黄色の部分が有利な方を表しています。まず年110万円以下の贈与を行う場合はどれだけの贈与期間であっても相続時精算課税が有利となります。
これは、相続時精算課税で新たに創設された110万円の基礎控除の影響によるもので、これまでとは正反対の結果となります。
10年以下かつ年間300万以下の贈与なら精算課税が有利
続いて年間110万円を超える贈与を行う場合をご覧いただくと、10年以下で年間300万円以下の贈与の場合は相続時精算課税の選択が有利となりますが、20年間となると、一般課税が有利となります。

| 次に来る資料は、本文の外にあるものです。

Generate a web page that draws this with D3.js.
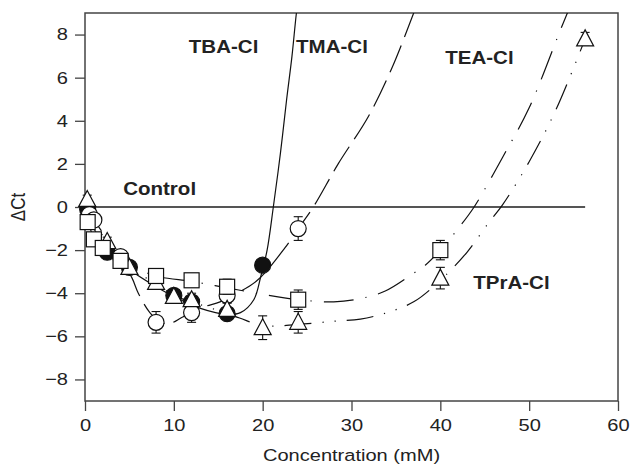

一般課税では相続開始前7年間の贈与が相続税の対象となるのに対して、相続時精算課税の場合は何十年前の贈与であっても相続税の対象になってしまうという差から、期間が延びれば延びるほど相続時精算課税は不利になってしまうことがわかります。
贈与期間と金額によって検討を
相続時精算課税制度は、上記事例のとおり贈与金額と期間が増えれば増えるほど不利になっていく制度であり一度選択すると取り止めができないため、今回新たに110万円の基礎控除ができたといっても、やはりこれまでどおり多額の資産を有する方には不利な傾向が強い制度ではあります。
とはいえ、使い方によっては有利に働く制度ではあるので、先ほどご覧いただいた期間と金額による有利不利の目安も参考にしつつ検討してみてはいかがでしょうか?